__Provided data__:
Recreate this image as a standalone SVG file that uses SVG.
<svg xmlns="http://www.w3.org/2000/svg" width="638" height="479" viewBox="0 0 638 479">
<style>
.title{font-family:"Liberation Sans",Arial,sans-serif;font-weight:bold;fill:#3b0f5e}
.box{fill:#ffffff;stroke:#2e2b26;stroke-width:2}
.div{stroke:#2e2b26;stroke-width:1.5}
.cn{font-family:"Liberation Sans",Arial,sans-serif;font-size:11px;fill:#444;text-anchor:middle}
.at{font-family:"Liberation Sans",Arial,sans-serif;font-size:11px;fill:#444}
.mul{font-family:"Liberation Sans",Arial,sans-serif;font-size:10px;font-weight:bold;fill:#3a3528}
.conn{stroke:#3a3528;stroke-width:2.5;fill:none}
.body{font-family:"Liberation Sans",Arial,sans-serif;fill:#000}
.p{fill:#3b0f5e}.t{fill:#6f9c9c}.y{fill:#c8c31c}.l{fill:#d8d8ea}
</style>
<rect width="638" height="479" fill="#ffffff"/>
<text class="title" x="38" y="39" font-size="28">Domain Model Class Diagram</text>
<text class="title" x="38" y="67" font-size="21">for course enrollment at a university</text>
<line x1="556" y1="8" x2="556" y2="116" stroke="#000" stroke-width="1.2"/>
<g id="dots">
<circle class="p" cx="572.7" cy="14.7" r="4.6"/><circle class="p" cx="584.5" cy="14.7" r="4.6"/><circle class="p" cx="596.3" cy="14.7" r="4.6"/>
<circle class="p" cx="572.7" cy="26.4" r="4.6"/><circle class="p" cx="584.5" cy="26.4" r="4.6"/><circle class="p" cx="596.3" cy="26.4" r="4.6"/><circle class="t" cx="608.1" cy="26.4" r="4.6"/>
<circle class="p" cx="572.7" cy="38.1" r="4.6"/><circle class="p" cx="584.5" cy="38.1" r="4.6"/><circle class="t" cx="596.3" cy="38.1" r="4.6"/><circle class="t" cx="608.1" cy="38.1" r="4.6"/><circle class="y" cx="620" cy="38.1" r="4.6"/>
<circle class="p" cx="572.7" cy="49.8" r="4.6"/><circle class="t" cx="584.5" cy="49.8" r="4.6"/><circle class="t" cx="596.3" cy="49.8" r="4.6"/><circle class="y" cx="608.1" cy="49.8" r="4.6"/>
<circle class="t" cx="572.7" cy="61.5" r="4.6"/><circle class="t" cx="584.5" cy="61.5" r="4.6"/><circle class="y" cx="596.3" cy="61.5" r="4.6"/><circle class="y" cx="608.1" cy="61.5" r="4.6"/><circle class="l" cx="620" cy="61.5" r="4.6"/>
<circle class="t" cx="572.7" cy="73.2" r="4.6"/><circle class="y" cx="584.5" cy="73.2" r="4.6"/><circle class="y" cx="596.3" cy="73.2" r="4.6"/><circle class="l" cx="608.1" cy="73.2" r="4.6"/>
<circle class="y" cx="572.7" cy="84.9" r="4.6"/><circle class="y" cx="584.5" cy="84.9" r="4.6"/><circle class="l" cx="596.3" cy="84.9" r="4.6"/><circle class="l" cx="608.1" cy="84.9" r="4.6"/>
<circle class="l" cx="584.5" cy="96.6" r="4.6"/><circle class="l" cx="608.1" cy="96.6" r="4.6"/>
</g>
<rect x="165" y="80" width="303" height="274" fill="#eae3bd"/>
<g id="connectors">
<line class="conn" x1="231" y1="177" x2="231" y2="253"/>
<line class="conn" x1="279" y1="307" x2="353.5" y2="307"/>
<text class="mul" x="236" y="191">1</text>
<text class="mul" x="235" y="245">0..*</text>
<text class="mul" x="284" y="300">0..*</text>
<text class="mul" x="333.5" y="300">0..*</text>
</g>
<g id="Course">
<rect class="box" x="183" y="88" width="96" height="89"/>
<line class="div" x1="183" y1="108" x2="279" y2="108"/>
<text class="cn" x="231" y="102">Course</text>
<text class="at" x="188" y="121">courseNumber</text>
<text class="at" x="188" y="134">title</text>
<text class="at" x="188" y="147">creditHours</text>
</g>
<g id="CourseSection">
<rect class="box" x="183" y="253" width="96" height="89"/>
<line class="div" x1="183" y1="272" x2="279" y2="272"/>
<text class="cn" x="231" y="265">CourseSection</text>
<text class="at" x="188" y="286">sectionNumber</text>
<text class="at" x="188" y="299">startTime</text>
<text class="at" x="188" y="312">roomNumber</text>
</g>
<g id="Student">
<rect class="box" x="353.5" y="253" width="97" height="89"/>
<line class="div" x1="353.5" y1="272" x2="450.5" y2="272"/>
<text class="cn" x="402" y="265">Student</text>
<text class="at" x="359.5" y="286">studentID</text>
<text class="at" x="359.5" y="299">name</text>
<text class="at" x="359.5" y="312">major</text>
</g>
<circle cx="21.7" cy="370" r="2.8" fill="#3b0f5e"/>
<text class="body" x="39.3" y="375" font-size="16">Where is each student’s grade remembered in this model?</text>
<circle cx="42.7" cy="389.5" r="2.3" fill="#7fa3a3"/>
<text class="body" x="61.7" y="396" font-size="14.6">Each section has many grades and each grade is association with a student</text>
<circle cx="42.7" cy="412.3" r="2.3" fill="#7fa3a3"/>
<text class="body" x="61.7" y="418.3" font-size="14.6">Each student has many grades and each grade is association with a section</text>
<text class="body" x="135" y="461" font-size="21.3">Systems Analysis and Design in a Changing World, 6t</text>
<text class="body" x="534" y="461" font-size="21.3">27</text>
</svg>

__Requirement__: Faithfully transcribe the whole of the data.

__Written answer__:
Recreate this image as a standalone SVG file that uses SVG.
<svg xmlns="http://www.w3.org/2000/svg" width="638" height="479" viewBox="0 0 638 479">
<style>
.title{font-family:"Liberation Sans",Arial,sans-serif;font-weight:bold;fill:#3b0f5e}
.box{fill:#ffffff;stroke:#2e2b26;stroke-width:2}
.div{stroke:#2e2b26;stroke-width:1.5}
.cn{font-family:"Liberation Sans",Arial,sans-serif;font-size:11px;fill:#444;text-anchor:middle}
.at{font-family:"Liberation Sans",Arial,sans-serif;font-size:11px;fill:#444}
.mul{font-family:"Liberation Sans",Arial,sans-serif;font-size:10px;font-weight:bold;fill:#3a3528}
.conn{stroke:#3a3528;stroke-width:2.5;fill:none}
.body{font-family:"Liberation Sans",Arial,sans-serif;fill:#000}
.p{fill:#3b0f5e}.t{fill:#6f9c9c}.y{fill:#c8c31c}.l{fill:#d8d8ea}
</style>
<rect width="638" height="479" fill="#ffffff"/>
<text class="title" x="38" y="39" font-size="28">Domain Model Class Diagram</text>
<text class="title" x="38" y="67" font-size="21">for course enrollment at a university</text>
<line x1="556" y1="8" x2="556" y2="116" stroke="#000" stroke-width="1.2"/>
<g id="dots">
<circle class="p" cx="572.7" cy="14.7" r="4.6"/><circle class="p" cx="584.5" cy="14.7" r="4.6"/><circle class="p" cx="596.3" cy="14.7" r="4.6"/>
<circle class="p" cx="572.7" cy="26.4" r="4.6"/><circle class="p" cx="584.5" cy="26.4" r="4.6"/><circle class="p" cx="596.3" cy="26.4" r="4.6"/><circle class="t" cx="608.1" cy="26.4" r="4.6"/>
<circle class="p" cx="572.7" cy="38.1" r="4.6"/><circle class="p" cx="584.5" cy="38.1" r="4.6"/><circle class="t" cx="596.3" cy="38.1" r="4.6"/><circle class="t" cx="608.1" cy="38.1" r="4.6"/><circle class="y" cx="620" cy="38.1" r="4.6"/>
<circle class="p" cx="572.7" cy="49.8" r="4.6"/><circle class="t" cx="584.5" cy="49.8" r="4.6"/><circle class="t" cx="596.3" cy="49.8" r="4.6"/><circle class="y" cx="608.1" cy="49.8" r="4.6"/>
<circle class="t" cx="572.7" cy="61.5" r="4.6"/><circle class="t" cx="584.5" cy="61.5" r="4.6"/><circle class="y" cx="596.3" cy="61.5" r="4.6"/><circle class="y" cx="608.1" cy="61.5" r="4.6"/><circle class="l" cx="620" cy="61.5" r="4.6"/>
<circle class="t" cx="572.7" cy="73.2" r="4.6"/><circle class="y" cx="584.5" cy="73.2" r="4.6"/><circle class="y" cx="596.3" cy="73.2" r="4.6"/><circle class="l" cx="608.1" cy="73.2" r="4.6"/>
<circle class="y" cx="572.7" cy="84.9" r="4.6"/><circle class="y" cx="584.5" cy="84.9" r="4.6"/><circle class="l" cx="596.3" cy="84.9" r="4.6"/><circle class="l" cx="608.1" cy="84.9" r="4.6"/>
<circle class="l" cx="584.5" cy="96.6" r="4.6"/><circle class="l" cx="608.1" cy="96.6" r="4.6"/>
</g>
<rect x="165" y="80" width="303" height="274" fill="#eae3bd"/>
<g id="connectors">
<line class="conn" x1="231" y1="177" x2="231" y2="253"/>
<line class="conn" x1="279" y1="307" x2="353.5" y2="307"/>
<text class="mul" x="236" y="191">1</text>
<text class="mul" x="235" y="245">0..*</text>
<text class="mul" x="284" y="300">0..*</text>
<text class="mul" x="333.5" y="300">0..*</text>
</g>
<g id="Course">
<rect class="box" x="183" y="88" width="96" height="89"/>
<line class="div" x1="183" y1="108" x2="279" y2="108"/>
<text class="cn" x="231" y="102">Course</text>
<text class="at" x="188" y="121">courseNumber</text>
<text class="at" x="188" y="134">title</text>
<text class="at" x="188" y="147">creditHours</text>
</g>
<g id="CourseSection">
<rect class="box" x="183" y="253" width="96" height="89"/>
<line class="div" x1="183" y1="272" x2="279" y2="272"/>
<text class="cn" x="231" y="265">CourseSection</text>
<text class="at" x="188" y="286">sectionNumber</text>
<text class="at" x="188" y="299">startTime</text>
<text class="at" x="188" y="312">roomNumber</text>
</g>
<g id="Student">
<rect class="box" x="353.5" y="253" width="97" height="89"/>
<line class="div" x1="353.5" y1="272" x2="450.5" y2="272"/>
<text class="cn" x="402" y="265">Student</text>
<text class="at" x="359.5" y="286">studentID</text>
<text class="at" x="359.5" y="299">name</text>
<text class="at" x="359.5" y="312">major</text>
</g>
<circle cx="21.7" cy="370" r="2.8" fill="#3b0f5e"/>
<text class="body" x="39.3" y="375" font-size="16">Where is each student’s grade remembered in this model?</text>
<circle cx="42.7" cy="389.5" r="2.3" fill="#7fa3a3"/>
<text class="body" x="61.7" y="396" font-size="14.6">Each section has many grades and each grade is association with a student</text>
<circle cx="42.7" cy="412.3" r="2.3" fill="#7fa3a3"/>
<text class="body" x="61.7" y="418.3" font-size="14.6">Each student has many grades and each grade is association with a section</text>
<text class="body" x="135" y="461" font-size="21.3">Systems Analysis and Design in a Changing World, 6t</text>
<text class="body" x="534" y="461" font-size="21.3">27</text>
</svg>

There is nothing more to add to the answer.